Obama Deficit Plan Targets Farm Subsidies, Crop Insurance

President Barack Obama on Monday proposed to end a “direct payment” subsidy that gives $5 billion a year to farmers regardless of need, as part of his larger effort to reduce the federal budget deficit.

Direct payments, created in 1996 as a temporary measure, will be the largest farm subsidy this year and terminating them would be a dramatic re-shaping of the U.S. farm program.

Traditional price support programs, which are triggered by low grain prices, are idle this year because of record high crop prices.

Opponents of the direct payments say they help bankroll large operators who out-bid small and medium-size growers for land and equipment. Defenders say the payments are one leg of a federal tripod that stabilizes the farm sector

The White House said the subsidy is “unnecessary” as more than half of recipients have incomes above $100,000 a year. In a blog, White House rural advisor Doug McKalip said elimination of the subsidy was common-sense reform.

Elimination of direct payments would save $30 billion over a decade and crop insurance reforms would save $8.3 billion, said the White House. It also suggested cuts of $2 billion in stewardship programs and renewal of a disaster program that expires on Oct 1 for net savings of $33 billion.

Republican farm-state lawmakers said Obama should have looked at land stewardship and public nutrition programs rather than proposing hefty cuts to farm and crop insurance subsidies.

“For example, cutting $8 billion from crop insurance puts the entire program at risk,” said House Agriculture Committee chairman Frank Lucas of Oklahoma and Kansas Sen Pat Roberts, Republican leader on the Senate Agriculture Committee.

Discussion of farm reform usually is put off until a new farm law is being written. But the congressional drive for large savings could force earlier-than-usual debate.

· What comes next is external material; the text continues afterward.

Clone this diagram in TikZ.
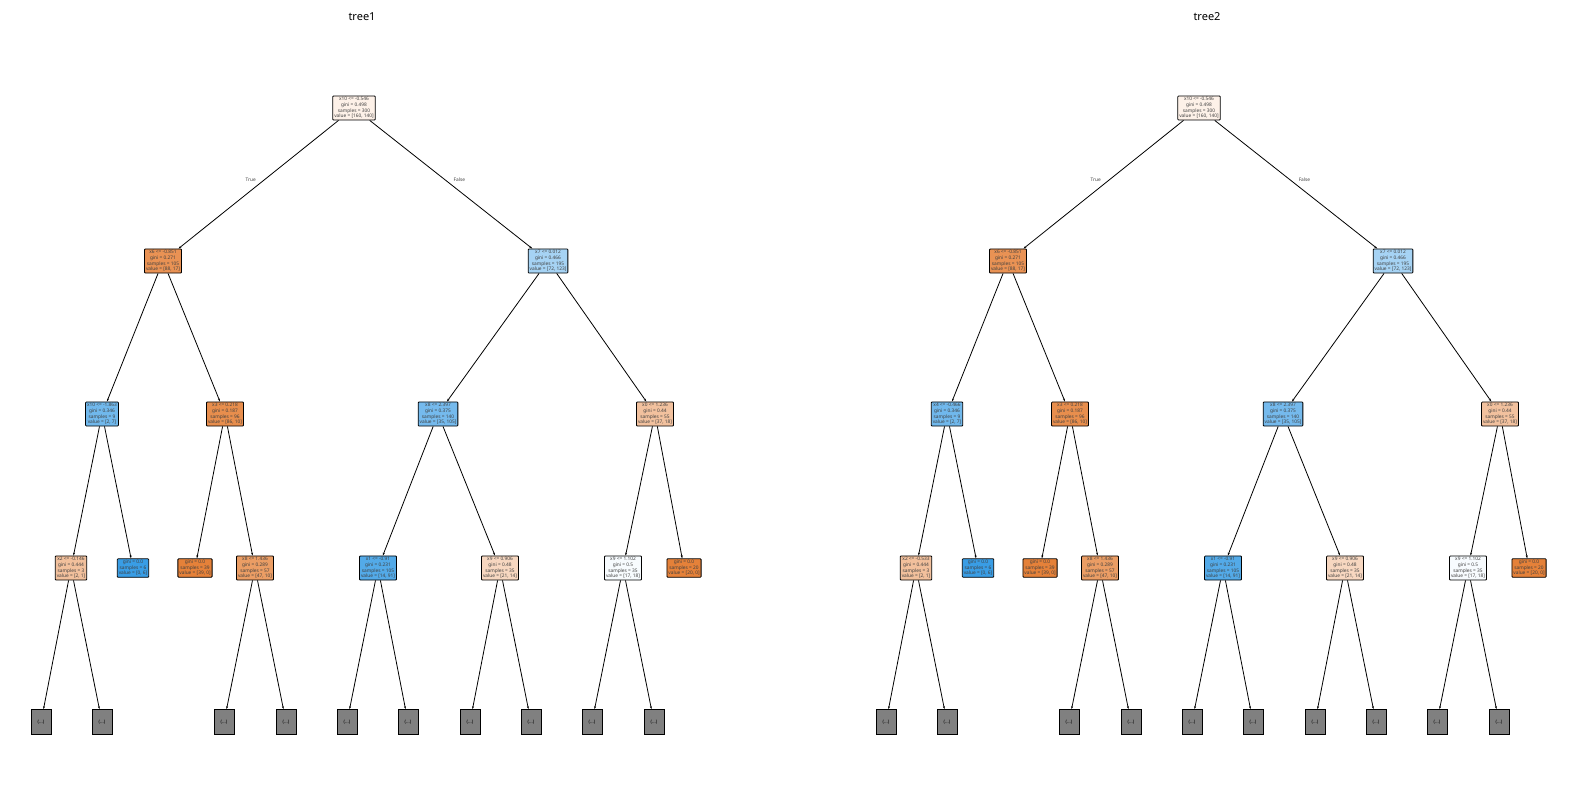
\documentclass[tikz,border=0pt]{standalone}
\usepackage{fontspec}
\setmainfont{Noto Sans}
\usetikzlibrary{arrows.meta}
\definecolor{cR}{HTML}{FDF1E8}
\definecolor{cA}{HTML}{E99254}
\definecolor{cB}{HTML}{A6D3F4}
\definecolor{cC}{HTML}{70B8EC}
\definecolor{cD}{HTML}{E88E4D}
\definecolor{cE}{HTML}{75BAED}
\definecolor{cF}{HTML}{F2C19E}
\definecolor{cG}{HTML}{F2C09C}
\definecolor{cH}{HTML}{399DE5}
\definecolor{cI}{HTML}{E58139}
\definecolor{cJ}{HTML}{EB9D64}
\definecolor{cK}{HTML}{53AAE8}
\definecolor{cL}{HTML}{F7D7C0}
\definecolor{cM}{HTML}{F7FBFE}
\tikzset{
 nd/.style={draw=black,line width=0.8pt,rounded corners=0.8pt,align=center,inner sep=1.5pt,font=\fontsize{4.8}{5.6}\selectfont,text=black!75},
 lf/.style={draw=black,line width=0.8pt,fill=gray!100!white,fill=black!50,minimum width=20pt,minimum height=25pt,inner sep=0pt,font=\fontsize{4.8}{5.6}\selectfont},
 ed/.style={-{Stealth[length=3pt,width=2pt]},line width=0.8pt},
 el/.style={font=\fontsize{4.8}{5.6}\selectfont,text=black!75}
}
\newcommand\mytree[4]{%
\node[nd,fill=cR] (#1r) at (354+#2,108) {x10 <= -0.546\\gini = 0.498\\samples = 300\\value = [160, 140]};
\node[nd,fill=cA] (#1a) at (163+#2,261) {x6 <= -0.851\\gini = 0.271\\samples = 105\\value = [88, 17]};
\node[nd,fill=cB] (#1b) at (548+#2,261) {x7 <= 0.012\\gini = 0.466\\samples = 195\\value = [72, 123]};
\node[nd,fill=cC] (#1c) at (102+#2,414) {#3\\gini = 0.346\\samples = 9\\value = [2, 7]};
\node[nd,fill=cD] (#1d) at (225+#2,414) {x3 <= 0.218\\gini = 0.187\\samples = 96\\value = [86, 10]};
\node[nd,fill=cE] (#1e) at (438+#2,414) {x8 <= 2.397\\gini = 0.375\\samples = 140\\value = [35, 105]};
\node[nd,fill=cF] (#1f) at (655+#2,414) {x0 <= 1.236\\gini = 0.44\\samples = 55\\value = [37, 18]};
\node[nd,fill=cG] (#1g) at (71+#2,568) {#4\\gini = 0.444\\samples = 3\\value = [2, 1]};
\node[nd,fill=cH] (#1h) at (133+#2,568) {gini = 0.0\\samples = 6\\value = [0, 6]};
\node[nd,fill=cI] (#1i) at (195+#2,568) {gini = 0.0\\samples = 39\\value = [39, 0]};
\node[nd,fill=cJ] (#1j) at (255+#2,568) {x8 <= 1.436\\gini = 0.289\\samples = 57\\value = [47, 10]};
\node[nd,fill=cK] (#1k) at (378+#2,568) {x1 <= -0.91\\gini = 0.231\\samples = 105\\value = [14, 91]};
\node[nd,fill=cL] (#1l) at (500+#2,568) {x9 <= 0.906\\gini = 0.48\\samples = 35\\value = [21, 14]};
\node[nd,fill=cM] (#1m) at (623+#2,568) {x9 <= 1.102\\gini = 0.5\\samples = 35\\value = [17, 18]};
\node[nd,fill=cI] (#1n) at (684+#2,568) {gini = 0.0\\samples = 20\\value = [20, 0]};
\foreach \n/\x in {1/41,2/102,3/224,4/286,5/347,6/408,7/470,8/531,9/592,10/654}{\node[lf] (#1p\n) at (\x+#2,722) {(...)};}
\draw[ed] (#1r) -- (#1a) node[el,midway,above left=-1pt] {True};
\draw[ed] (#1r) -- (#1b) node[el,midway,above right=-1pt] {False};
\draw[ed] (#1a) -- (#1c); \draw[ed] (#1a) -- (#1d);
\draw[ed] (#1b) -- (#1e); \draw[ed] (#1b) -- (#1f);
\draw[ed] (#1c) -- (#1g); \draw[ed] (#1c) -- (#1h);
\draw[ed] (#1d) -- (#1i); \draw[ed] (#1d) -- (#1j);
\draw[ed] (#1e) -- (#1k); \draw[ed] (#1e) -- (#1l);
\draw[ed] (#1f) -- (#1m); \draw[ed] (#1f) -- (#1n);
\draw[ed] (#1g) -- (#1p1); \draw[ed] (#1g) -- (#1p2);
\draw[ed] (#1j) -- (#1p3); \draw[ed] (#1j) -- (#1p4);
\draw[ed] (#1k) -- (#1p5); \draw[ed] (#1k) -- (#1p6);
\draw[ed] (#1l) -- (#1p7); \draw[ed] (#1l) -- (#1p8);
\draw[ed] (#1m) -- (#1p9); \draw[ed] (#1m) -- (#1p10);
}
\begin{document}
\begin{tikzpicture}[x=1pt,y=-1pt]
\useasboundingbox[fill=white] (0,0) rectangle (1569,811);
\node[font=\fontsize{11}{13}\selectfont] (t1) at (362,17) {tree1};
\node[font=\fontsize{11}{13}\selectfont] (t2) at (1207,17) {tree2};
\mytree{a}{0}{x10 <= -1.863}{x2 <= -0.146}
\mytree{b}{845}{x4 <= -0.466}{x2 <= -0.533}
\end{tikzpicture}
\end{document}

Direct payments were tabbed months ago as a target for reduction or elimination. Some farm groups hope to shift money from the payments into programs that compensate farm losses.

“We think the program is politically vulnerable,” said analyst Mark McMinimy of MF Global. “But just how the program may be altered and how quickly changes will go into effect are still very much open questions.”

The National Corn Growers said it was concerned the cuts would undermine farmers’ ability to buy crop insurance to offset high and volatile market prices.

“While direct payments may be impacted, we are going to find a way to have a safety net in place,” said Agriculture Secretary Tom Vilsack to the National Restaurant Association.

The government pays roughly 60 percent of the premium for crop insurance. The White House would reduce the subsidy by two basis points on policies with a federal subsidy above 50 percent, for savings estimated at $2 billion.

More than 90 percent of policyholders opt for higher levels of coverage.

The White House also would lower the rate of return to insurers to 12 percent, from the current 14 percent, to save $2 billion. It would cap administrative expenses at $900 million a year, adjusted for inflation, to save $3.7 billion, and set the premium for catastrophic coverage more accurately, saving $600 million.

Senate Budget Committee chairman Kent Conrad said Obama asked “for larger agriculture cuts than are necessary or appropriate” and could impair drafting of the 2012 farm law.

Without the direct payment, the budget for farm supports would be half or less than current spending.